Thich Nhat Hanh, Happiness: Essential Mindfulness Practices (2009)

Mindful Breathing

 

"Welcome to one of our most basic practices called Mindful Breathing. It is, simply put, being aware of your in-breath and out-breath. Our breathing is a stable solid ground that we can take refuge in. We feel the flow of air coming in and going out of our nose. We feel how light and natural, how calm and peaceful our breathing functions. At first, we can be mindful of three in and three out breaths and gradually build our awareness and concentration over more breaths, and over a longer period of time. The most important thing is to enjoy and not control your breath.
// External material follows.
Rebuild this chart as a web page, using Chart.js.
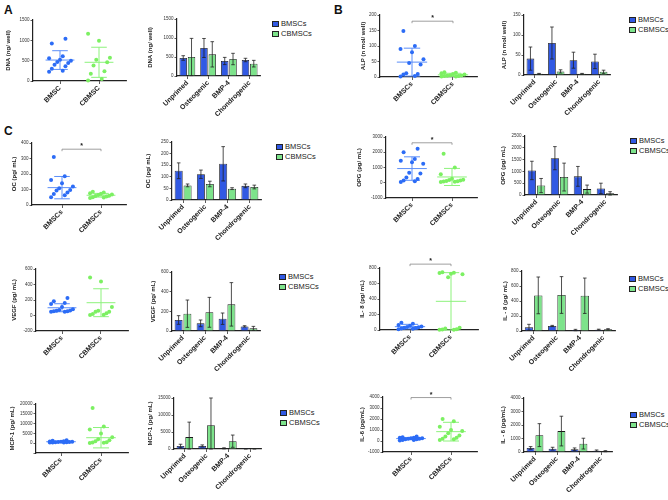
<!DOCTYPE html>
<html>
<head>
<meta charset="utf-8">
<script src="https://cdn.jsdelivr.net/npm/chart.js@4.4.0/dist/chart.umd.min.js"></script>
<style>
  body { margin: 0; width: 668px; height: 500px; background: #fff; position: relative; overflow: hidden;
         font-family: "Liberation Sans", Arial, sans-serif; }
  .panel { position: absolute; font-weight: bold; font-size: 12px; color: #111; }
  .leg { position: absolute; font-size: 7.5px; color: #222; white-space: nowrap; line-height: 8px; }
  .leg i { position: absolute; left: 0; top: 1px; width: 5px; height: 4px; border: 1px solid #222; }
  .leg span { position: absolute; left: 9px; top: 0; }
</style>
</head>
<body>
<div class="panel" style="left:4px;top:3px">A</div>
<div class="panel" style="left:334px;top:3px">B</div>
<div class="panel" style="left:4px;top:124px">C</div>
<script>
const groups = ['BMSCs', 'CBMSCs'];
const dnaGroups = ['BMSC', 'CBMSC'];
const primings = ['Unprimed', 'Osteogenic', 'BMP-4', 'Chondrogenic'];

// individual donors (scatter) + mean / SD lines
const dnaBM = [1040, 920, 610, 560, 520, 500, 470, 440, 400, 360, 300, 250, 230];
const dnaCB = [1160, 990, 570, 520, 460, 380, 240, 180, 50, 10];
const dnaMean = [515, 460], dnaSD = [230, 370];

const alpBM = [148, 100, 90, 80, 57, 45, 40, 12, 10, 8, 3, 2];
const alpCB = [15, 14, 12, 10, 8, 6, 5, 4, 3, 3, 2, 2];
const alpMean = [48, 7], alpSD = [45, 5];

const ocBM = [309, 185, 162, 140, 119, 108, 97, 93, 80, 71, 63, 50];
const ocCB = [85, 80, 76, 72, 68, 65, 60, 58, 55, 50, 48, 45];
const ocMean = [112, 63], ocSD = [72, 12];

const opgBM = [2230, 2000, 1550, 1450, 1350, 1250, 650, 600, 350, 250, 150, 100, 50];
const opgCB = [1900, 1000, 550, 260, 200, 180, 150, 120, 100, 80, 60, 50];
const opgMean = [930, 380], opgSD = [770, 560];

const vegfBM = [225, 185, 160, 150, 110, 80, 70, 60, 55, 50, 50, 55, 65];
const vegfCB = [490, 440, 110, 60, 50, 30, 50, 10, 5, 20];
const vegfMean = [100, 165], vegfSD = [52, 180];

const il8BM = [95, 80, 65, 55, 45, 40, 35, 30, 25, 20, 15, 10];
const il8CB = [745, 740, 735, 725, 720, 680, 30, 20, 10, 5, 3, 2];
const il8Mean = [43, 370], il8SD = [30, 370];

const mcpBM = [1500, 1200, 1000, 900, 800, 700, 600, 600, 500, 500, 400, 400, 300];
const mcpCB = [18000, 8500, 7000, 5000, 3000, 2000, 1500, 1000, 500, 300, 200, 100];
const mcpMean = [750, 2800], mcpSD = [350, 5200];

const il6BM = [400, 350, 300, 300, 250, 250, 200, 200, 150, 150, 100, 100, 50];
const il6CB = [2000, 1800, 1300, 1000, 900, 700, 500, 400, 300, 200, 150, 100];
const il6Mean = [220, 850], il6SD = [100, 850];

// primed groups (bars) mean and SD
const dnaBarBM = [474, 737, 395, 421], dnaErrBM = [60, 250, 95, 45];
const dnaBarCB = [500, 570, 447, 325], dnaErrCB = [490, 333, 150, 87];
const alpBarBM = [41, 80, 37, 34], alpErrBM = [29, 40, 20, 18];
const alpBarCB = [3, 9, 3, 8], alpErrCB = [1, 4, 1, 4];
const ocBarBM = [126, 111, 156, 61], ocErrBM = [34, 18, 74, 8];
const ocBarCB = [63, 69, 49, 56], ocErrCB = [6, 12, 4, 8];
const opgBarBM = [1040, 1560, 790, 280], opgErrBM = [390, 490, 420, 220];
const opgBarCB = [400, 760, 250, 70], opgErrCB = [300, 590, 170, 70];
const vegfBarBM = [112, 78, 125, 47], vegfErrBM = [44, 34, 58, 7];
const vegfBarCB = [176, 190, 271, 27], vegfErrCB = [139, 152, 221, 20];
const il8BarBM = [49, 67, 13, 18], il8ErrBM = [40, 8, 9, 6];
const il8BarCB = [475, 480, 470, 22], il8ErrCB = [245, 245, 236, 9];
const mcpBarBM = [900, 900, 200, 50], mcpErrBM = [500, 300, 150, 30];
const mcpBarCB = [3500, 7000, 2300, 50], mcpErrCB = [4400, 8000, 1800, 30];
const il6BarBM = [300, 250, 200, 100], il6ErrBM = [100, 100, 100, 50];
const il6BarCB = [1250, 1550, 620, 60], il6ErrCB = [850, 1100, 400, 40];

const F = "'Liberation Sans', Arial, sans-serif";
const dotCol = ['#2c6cf6', '#7cf062'];
const lineCol = ['#5c8ef8', '#8df27c'];
const barCol = ['#3159e3', '#7de38b'];

function jitter(vals) {
  const order = vals.map((v, i) => i).sort((a, b) => vals[a] - vals[b]);
  const off = [];
  order.forEach((idx, r) => { off[idx] = (((r * 5) % 9) - 4) * 0.07; });
  return off;
}

const statsPlugin = {
  id: 'stats',
  beforeDatasetsDraw(chart, args, o) {
    if (!o.mean) return;
    const { ctx, scales: { x, y } } = chart;
    ctx.save();
    ctx.lineWidth = 1;
    o.mean.forEach((m, g) => {
      const s = o.sd[g], xc = x.getPixelForValue(g);
      const hw = x.getPixelForValue(g + 0.37) - xc, cw = x.getPixelForValue(g + 0.2) - xc;
      const ym = y.getPixelForValue(m), yt = y.getPixelForValue(m + s), yb = y.getPixelForValue(m - s);
      ctx.strokeStyle = lineCol[g];
      ctx.beginPath();
      ctx.moveTo(xc - hw, ym); ctx.lineTo(xc + hw, ym);
      ctx.moveTo(xc - cw, yt); ctx.lineTo(xc + cw, yt);
      ctx.moveTo(xc - cw, yb); ctx.lineTo(xc + cw, yb);
      ctx.moveTo(xc, yt); ctx.lineTo(xc, yb);
      ctx.stroke();
    });
    if (o.sig != null) {
      const x0 = x.getPixelForValue(0), x1 = x.getPixelForValue(1), ys = y.getPixelForValue(o.sig);
      ctx.strokeStyle = '#888';
      ctx.lineWidth = 0.8;
      ctx.beginPath();
      ctx.moveTo(x0, ys + 2); ctx.lineTo(x0, ys); ctx.lineTo(x1, ys); ctx.lineTo(x1, ys + 2);
      ctx.stroke();
      ctx.fillStyle = '#222';
      ctx.font = 'bold 7px ' + F;
      ctx.textAlign = 'center';
      ctx.fillText('*', (x0 + x1) / 2, ys - 1);
    }
    ctx.restore();
  }
};

const errPlugin = {
  id: 'errbars',
  afterDatasetsDraw(chart) {
    const { ctx, scales: { y } } = chart;
    ctx.save();
    ctx.strokeStyle = '#222';
    ctx.lineWidth = 0.8;
    chart.data.datasets.forEach((ds, i) => {
      if (!ds.err) return;
      chart.getDatasetMeta(i).data.forEach((bar, j) => {
        const v = ds.data[j], e = ds.err[j];
        const yt = y.getPixelForValue(v + e), yb = y.getPixelForValue(Math.max(v - e, 0));
        ctx.beginPath();
        ctx.moveTo(bar.x, yt); ctx.lineTo(bar.x, yb);
        ctx.moveTo(bar.x - 1.8, yt); ctx.lineTo(bar.x + 1.8, yt);
        ctx.moveTo(bar.x - 1.8, yb); ctx.lineTo(bar.x + 1.8, yb);
        ctx.stroke();
      });
    });
    ctx.restore();
  }
};

const dots = [
  { cats: dnaGroups, a: dnaBM, b: dnaCB, mean: dnaMean, sd: dnaSD, sig: null, title: 'DNA (ng/ well)', min: 0, max: 1500, step: 500,
    box: { ax: 33, top: 20, right: 126, bottom: 81, yW: 28, t0: 60, t1: 99 } },
  { cats: groups, a: alpBM, b: alpCB, mean: alpMean, sd: alpSD, sig: 180, title: 'ALP (n mol/ well)', min: 0, max: 200, step: 50,
    box: { ax: 380, top: 15, right: 477, bottom: 77, yW: 20, t0: 412, t1: 453 } },
  { cats: groups, a: ocBM, b: ocCB, mean: ocMean, sd: ocSD, sig: 360, title: 'OC (pg/ mL)', min: 0, max: 400, step: 100,
    box: { ax: 32, top: 143, right: 126, bottom: 205, yW: 21, t0: 62, t1: 101 } },
  { cats: groups, a: opgBM, b: opgCB, mean: opgMean, sd: opgSD, sig: 2620, title: 'OPG (pg/ mL)', min: -1000, max: 3000, step: 1000,
    box: { ax: 386, top: 137, right: 477, bottom: 198, yW: 30, t0: 412, t1: 452 } },
  { cats: groups, a: vegfBM, b: vegfCB, mean: vegfMean, sd: vegfSD, sig: null, title: 'VEGF (pg/ mL)', min: -200, max: 600, step: 200,
    box: { ax: 36, top: 269, right: 128, bottom: 331, yW: 25, t0: 62, t1: 101 } },
  { cats: groups, a: il8BM, b: il8CB, mean: il8Mean, sd: il8SD, sig: 850, title: 'IL- 8 (pg/ mL)', min: 0, max: 800, step: 200,
    box: { ax: 380, top: 268, right: 478, bottom: 330, yW: 21, t0: 410, t1: 451 } },
  { cats: groups, a: mcpBM, b: mcpCB, mean: mcpMean, sd: mcpSD, sig: null, title: 'MCP-1 (pg/ mL)', min: -5000, max: 20000, step: 5000,
    hideNeg: true, box: { ax: 36, top: 404, right: 128, bottom: 453, yW: 27, t0: 61, t1: 101 } },
  { cats: groups, a: il6BM, b: il6CB, mean: il6Mean, sd: il6SD, sig: 3950, title: 'IL-6 (pg/mL)', min: -1000, max: 4000, step: 1000,
    box: { ax: 383, top: 397, right: 477, bottom: 452, yW: 24, t0: 411, t1: 451 } }
];

const bars = [
  { a: dnaBarBM, ae: dnaErrBM, b: dnaBarCB, be: dnaErrCB, title: 'DNA (ng/ well)', min: 0, max: 1500, step: 500,
    box: { ax: 177, top: 19, right: 260, bottom: 76, yW: 30 }, leg: [272, 20] },
  { a: alpBarBM, ae: alpErrBM, b: alpBarCB, be: alpErrCB, title: 'ALP (n mol/ well)', min: 0, max: 150, step: 50,
    box: { ax: 524, top: 15, right: 610, bottom: 75, yW: 23 }, leg: [629, 16] },
  { a: ocBarBM, ae: ocErrBM, b: ocBarCB, be: ocErrCB, title: 'OC (pg/ mL)', min: 0, max: 250, step: 50,
    box: { ax: 172, top: 142, right: 261, bottom: 200, yW: 27 }, leg: [276, 143] },
  { a: opgBarBM, ae: opgErrBM, b: opgBarCB, be: opgErrCB, title: 'OPG (pg/ mL)', min: 0, max: 2500, step: 500,
    box: { ax: 525, top: 136, right: 617, bottom: 195, yW: 25 }, leg: [630, 137] },
  { a: vegfBarBM, ae: vegfErrBM, b: vegfBarCB, be: vegfErrCB, title: 'VEGF (pg/ mL)', min: 0, max: 600, step: 200,
    box: { ax: 172, top: 272, right: 260, bottom: 331, yW: 22 }, leg: [279, 273] },
  { a: il8BarBM, ae: il8ErrBM, b: il8BarCB, be: il8ErrCB, title: 'IL - 8 (pg/ mL)', min: 0, max: 800, step: 200,
    box: { ax: 522, top: 271, right: 615, bottom: 331, yW: 20 }, leg: [629, 275] },
  { a: mcpBarBM, ae: mcpErrBM, b: mcpBarCB, be: mcpErrCB, title: 'MCP-1 (pg/ mL)', min: 0, max: 15000, step: 5000,
    box: { ax: 174, top: 398, right: 261, bottom: 449, yW: 27 }, leg: [280, 409] },
  { a: il6BarBM, ae: il6ErrBM, b: il6BarCB, be: il6ErrCB, title: 'IL - 6 (pg/mL)', min: 0, max: 4000, step: 1000,
    box: { ax: 524, top: 398, right: 612, bottom: 452, yW: 24 }, leg: [630, 411] }
];

const PT = 12, PR = 4, XH = 45;

function canvasFor(b) {
  const cv = document.createElement('canvas');
  const W = b.yW + (b.right - b.ax) + PR, H = PT + (b.bottom - b.top) + XH;
  cv.width = W; cv.height = H;
  cv.style.cssText = `position:absolute;left:${b.ax - b.yW}px;top:${b.top - PT}px;width:${W}px;height:${H}px`;
  document.body.appendChild(cv);
  return cv;
}

function yScale(c) {
  return {
    min: c.min, max: c.max,
    ticks: { stepSize: c.step, autoSkip: false, font: { size: 4.5, family: F }, color: '#333', padding: 1,
             callback: v => (c.hideNeg && v < 0) ? '' : String(v) },
    title: { display: true, text: c.title, font: { size: 6, weight: 'bold', family: F }, color: '#222', padding: 0 },
    grid: { drawOnChartArea: false, tickLength: 2.5, color: '#333', lineWidth: 0.8 },
    border: { color: '#222', width: 1.2 },
    afterFit: s => { s.width = c.box.yW; }
  };
}

function xCommon() {
  return {
    ticks: { minRotation: 45, maxRotation: 45, autoSkip: false, font: { size: 7, weight: 'bold', family: F }, color: '#222', padding: 0 },
    grid: { drawOnChartArea: false, offset: false, tickLength: 3, color: '#333', lineWidth: 0.8 },
    border: { color: '#222', width: 1.2 },
    afterFit: s => { s.height = XH; }
  };
}

const base = {
  responsive: false, animation: false, events: [],
  layout: { padding: { top: PT, right: PR, left: 0, bottom: 0 } }
};

dots.forEach(c => {
  const b = c.box, unit = b.t1 - b.t0;
  const x = xCommon();
  x.type = 'linear';
  x.min = -(b.t0 - b.ax) / unit;
  x.max = 1 + (b.right - b.t1) / unit;
  x.afterBuildTicks = s => { s.ticks = [{ value: 0 }, { value: 1 }]; };
  x.ticks.callback = v => c.cats[v];
  new Chart(canvasFor(b), {
    type: 'scatter',
    data: {
      datasets: [c.a, c.b].map((vals, g) => {
        const off = jitter(vals);
        return {
          data: vals.map((v, i) => ({ x: g + off[i], y: v })),
          backgroundColor: dotCol[g], borderWidth: 0, pointRadius: 2, clip: 4
        };
      })
    },
    options: Object.assign({}, base, {
      plugins: { legend: { display: false }, tooltip: { enabled: false },
                 stats: { mean: c.mean, sd: c.sd, sig: c.sig } },
      scales: { x: x, y: yScale(c) }
    }),
    plugins: [statsPlugin]
  });
});

bars.forEach(c => {
  const x = xCommon();
  x.type = 'category';
  new Chart(canvasFor(c.box), {
    type: 'bar',
    data: {
      labels: primings,
      datasets: [[c.a, c.ae], [c.b, c.be]].map(([v, e], g) => ({
        label: groups[g], data: v, err: e,
        backgroundColor: barCol[g], borderColor: '#1a1a1a', borderWidth: 0.8
      }))
    },
    options: Object.assign({}, base, {
      plugins: { legend: { display: false }, tooltip: { enabled: false } },
      scales: { x: x, y: yScale(c) }
    }),
    plugins: [errPlugin]
  });
  groups.forEach((name, g) => {
    const d = document.createElement('div');
    d.className = 'leg';
    d.style.left = c.leg[0] + 'px';
    d.style.top = (c.leg[1] + g * 10) + 'px';
    d.innerHTML = `<i style="background:${barCol[g]}"></i><span>${name}</span>`;
    document.body.appendChild(d);
  });
});
</script>
</body>
</html>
It’s okay if it’s short or long or deep or shallow. With time and practice it will naturally become deeper and slower.

 

Breathing and knowing that we are breathing is a basic practice. No one can be truly successful in the art of meditating without going through the door of breathing. To practice conscious breathing is to open the door to stopping and looking deeply in order to enter the domain of concentration and insight. Conscious breathing is the way into any sort of meditative concentration. Conscious breathing also leads us to the basic realization of the impermanence, emptiness, interdependent origination, selflessness and non-duality of all that is. It is true that we can practice stopping and looking deeply without using conscious breathing, but conscious breathing is the safest and surest path we can follow.

 

My breath is my favorite anchor that I turn to when I need to find my center and reestablish solidity. My breath is the most reliable tool I have when I am overwhelmed by strong emotions. Regardless of my internal weather - my thoughts, emotions and perceptions - my breathing is always there like a faithful friend. Whenever I feel carried away, or sunken in a deep emotion, or scattered in worries and projects, I can focus on my breathing to collect and anchor my mind.

 

Every time you feel lost, alienated, cut off from life, or from the world; every time you feel despair, anger, or instability, mindful breathing is the vehicle that you can use to go back to your true home. We don’t need to control our breath. Feel the breath as it actually is. Conscious breathing is the key to uniting body and mind and bringing the energy of mindfulness into each moment of our life. At any time, while I am walking, gardening or driving, I can return to this peaceful source of life.”

 

Try these Mindful Breathing exercises:

 

Breathing in, I know that I am breathing in

Breathing out, I know that I am breathing out

Breathing in, I go back to the island within myself

Breathing out, I go back to the island within myself

 

Breathing in, I know that I am breathing in

Breathing out, I know that I am breathing out

Breathing in, I calm my mind

Breathing out, I calm my mind

 

Breathing in, I calm my body

Breathing out, I smile

Dwelling in this present moment

I know this is a wonderful moment

Thich Nhat Hanh, from the New Sangha Handbook TNH Foundation Sangha Building Project

Taking Refuge in the 3 Gems

“Spiritual awakening requires a surrender of our ego to a higher consciousness,

a higher power, a greater reality than that contained in our ingrained beliefs of what life is all about.  When we enter into meditation, we are expressing the desire to move beyond the programmed ideas and attitudes so as to encounter reality more directly as an experience of the present moment.  We’re seeking the truth beyond our prejudices.  We’re asking for the transformation of our sense of self through the experience of a direct encounter with reality.”